Д05:「AはBだ」と есть
ここで話が大きく逸れる。以下、一応知識としてあった方がいいと思うから説明するだけである。読み流しても結構。
先ず、少々文法的な話をする。この話は、別に理解していなくても何の問題もない。
есть というのは、本来的には быть という動詞の変化形である。быть は英語の be に相当し、「ある・いる」、「〜である」という意味を持つ。だから「AはBである」でも「Aはある・いる」でも、過去時制・未来時制では быть の過去形・未来形を使うのである。当然、もともとは現在形も存在し、е́смь、еси́、е́сть、есмы́、есте́、су́ть などと変化した。ところがこれら быть の現在形はいつの間にか廃れてしまい、唯一残存しているのが単数三人称の есть なのである。
だから есть は、「Aはある・いる」、「AはEにある・いる」だけでなく、「AはBだ」でも用いることがある。

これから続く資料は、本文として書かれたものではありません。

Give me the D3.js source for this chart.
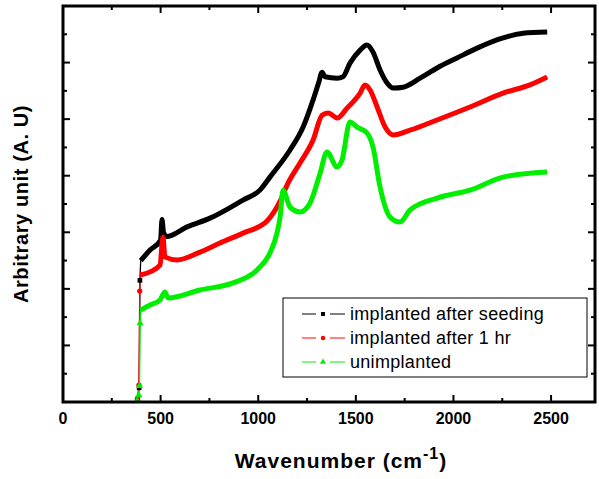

ただし現在、есть には本来の単数三人称という使い方はなく、一人称でも二人称でも、複数でも、形を変えない。
さて本題だ。
「AはBだ」は、AとBをただポンポンと並べてやるだけでいい。
- Зна́ние ─ си́ла. 「知識は力だ」
このような文で、есть を挿入することがある。
- Зна́ние е́сть си́ла.
- Зна́ние бы́ло си́ла.
- Зна́ние бу́дет си́ла.
このように過去時制・未来時制と並べてみると、есть の役割もよりはっきりするだろう。
есть の挿入は、単純に言うと、強調を示す。
すでに見たように、「AはEにある・いる」では、есть を挿入することで「ある・いる」という意味合いを強調した感じになる。同様に、「AはBである」に есть を挿入すると、「〜である」を強調した感じになる。
ただし現実問題としては、「AはBである」で есть を使うのは、かなり硬い文の場合だけである。具体的には、公文書であったり学術論文であったりにおいて、本質を定義するような文で用いられる。たとえば、あえてロシア語には訳さないが、
- 地球は太陽系の第三惑星である。
- 直線とは、二点間を結ぶ最短距離である。
といった類の文である。そういう意味では、現段階のわれわれが、少なくとも日常会話で使うことはない。なので、読んだ時、聞いた時に理解できれば、それで十分である。だから
- Я́ е́сть студе́нт.
はほとんど冗談である。でなければ、よほど「ぼくは大学生なんだよ」と強調したい場合か。いずれにせよ、聞いている・読んでいるロシア人は変な顔をすることだろう。
一応使い方を説明しておくと、есть は
- 現在時制。
- 主語によって形を変えることはない。
#86 硬い文体の定義文では「AはBだ」に есть を挿入することがある。